Donkeys and humans live side by side on Mannar Island

If you’re looking to tick off a lifetime of donkey viewing in a matter of minutes, come to Mannar Island. Sitting off the north-west coast, the island is cluttered with people living in boisterously colourful homes. Here, Sri Lanka is also at its closest proximity to India, both nations forever connected by a bridge of mythic proportions as told in the ancient Sankrit epic called Ramayana.

But back to this donkey business. Brought here by Arab traders in the age of the spice route and used to carry exotic goods to and from inland towns, donkeys played a pivotal role in giving Ceylon – Sri Lanka’s name during the British rule – its status as a crucial location for international trade throughout history. Eventually, the donkeys were abandoned, creating a new resident population in the area. You’re bound to find hundreds of stray cats, dogs and cattle across the island, but in Mannar, the strays tend to bray.

Island hopping

Kids swimming in Keerimalai Hot springs

Mannar isn’t the only island attached to the north.
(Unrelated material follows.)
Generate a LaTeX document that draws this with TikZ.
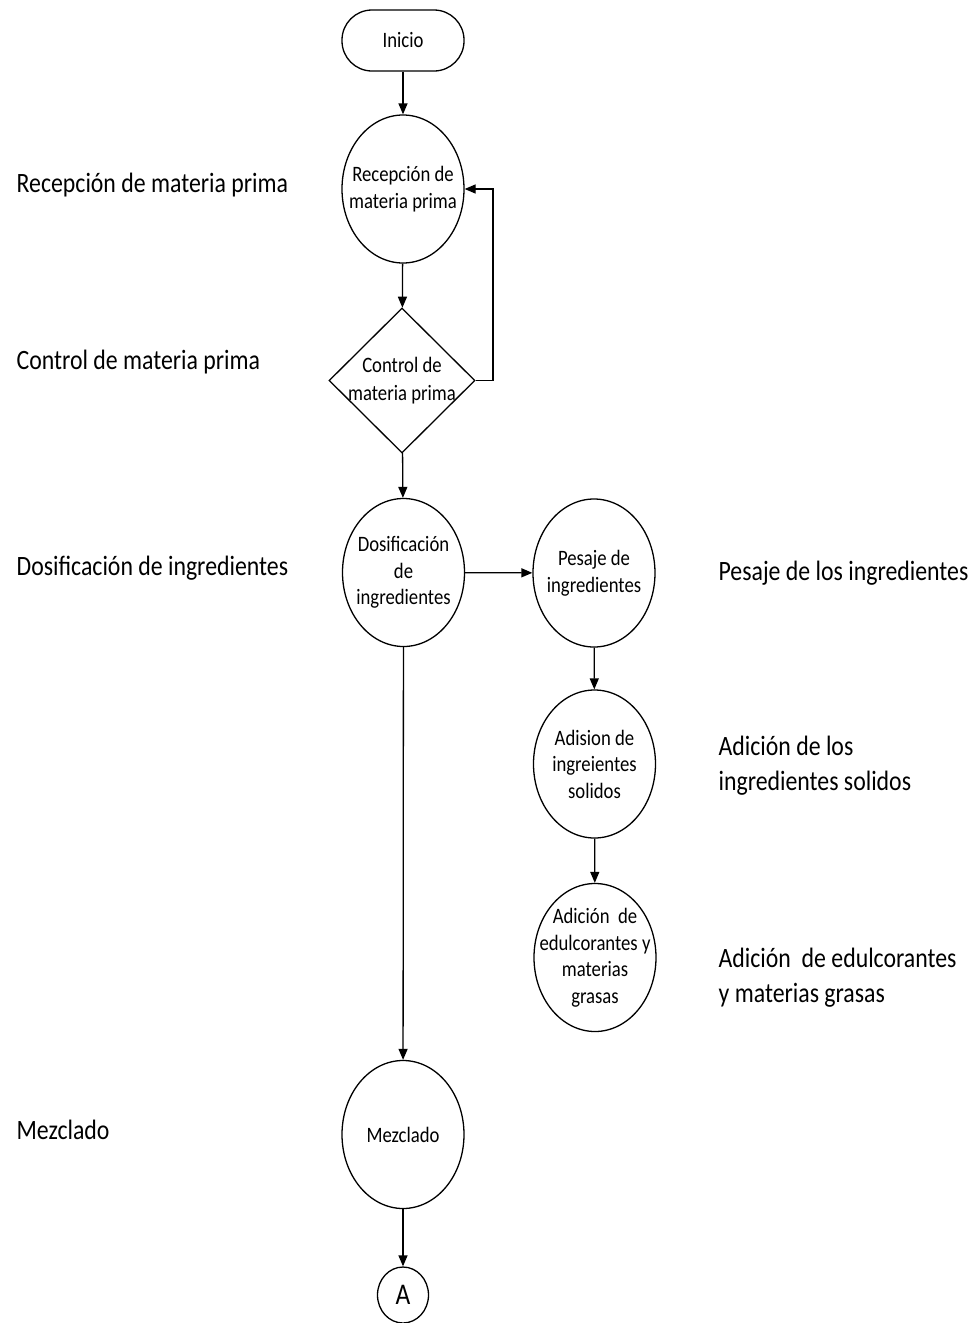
\documentclass[tikz,border=0pt]{standalone}
\usepackage{fontspec}
\setmainfont{Carlito}[FakeStretch=0.85]
\usetikzlibrary{shapes.geometric,arrows.meta}
\begin{document}
\begin{tikzpicture}[x=1pt,y=-1pt,
  line width=1.3pt,
  arr/.style={-{Triangle[length=11pt,width=9pt]}},
  proc/.style={draw,ellipse,inner xsep=-30pt,inner ysep=-12pt,minimum width=122pt,minimum height=148pt,align=center,font=\fontsize{22}{26.5}\selectfont},
  term/.style={draw,rectangle,rounded corners=30pt,inner sep=0pt,minimum width=122pt,minimum height=61pt,font=\fontsize{22}{26.5}\selectfont},
  decis/.style={draw,diamond,inner xsep=-25pt,inner ysep=-25pt,minimum width=146pt,minimum height=145pt,align=center,font=\fontsize{22}{28}\selectfont},
  conn/.style={draw,ellipse,inner sep=-5pt,minimum width=51pt,minimum height=56pt,font=\fontsize{30}{34}\selectfont},
  lbl/.style={anchor=west,inner sep=0pt,align=left,font=\fontsize{28}{35}\selectfont}]
\useasboundingbox (0,0) rectangle (979,1323);
\node[term] (ini) at (403,40.5) {Inicio};
\node[proc] (rec) at (403,189) {Recepción de\\materia prima};
\node[decis] (ctrl) at (402,380.5) {Control de\\materia prima};
\node[proc] (dos) at (403.5,572.5) {Dosificación\\de\\ingredientes};
\node[proc] (pes) at (594,573) {Pesaje de\\ingredientes};
\node[proc] (adi) at (594.5,764) {Adision de\\ingreientes\\solidos};
\node[proc] (edu) at (595,957.5) {Adición~ de\\edulcorantes y\\materias\\grasas};
\node[proc] (mez) at (403,1134.5) {Mezclado};
\node[conn] (A) at (403,1295) {A};
\coordinate (fb) at (493,380.5);
\draw[arr] (ini) -- (rec);
\draw[arr] (rec) -- (ctrl);
\draw[arr] (ctrl) -- (dos);
\draw[arr] (ctrl.east) -- (fb) |- (rec.east);
\draw[arr] (dos) -- (pes);
\draw[arr] (pes) -- (adi);
\draw[arr] (adi) -- (edu);
\draw[arr] (dos) -- (mez);
\draw[arr] (mez) -- (A);
\node[lbl] (l1) at (16,185) {Recepción de materia prima};
\node[lbl] (l2) at (16,362) {Control de materia prima};
\node[lbl] (l3) at (16,568) {Dosificación de ingredientes};
\node[lbl] (l4) at (16,1130) {Mezclado};
\node[lbl] (r1) at (718,573) {Pesaje de los ingredientes};
\node[lbl] (r2) at (718,765.5) {Adición de los\\ingredientes solidos};
\node[lbl] (r3) at (718,977.5) {Adición~ de edulcorantes\\y materias grasas};
\end{tikzpicture}
\end{document}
The Jaffna Peninsula alone is home to a smattering of islands with names that give away the region’s diverse history. On Nagadeepa you will see worshippers gather at the ancient Buddhist temple, Keerimalai on the peninsula is famous for its hot springs pool, literally located on the edge of the ocean. Then there is Karaitivu with its beautiful, long sandy Casuarina Beach and of course, the remote Delft Island populated by wild horses.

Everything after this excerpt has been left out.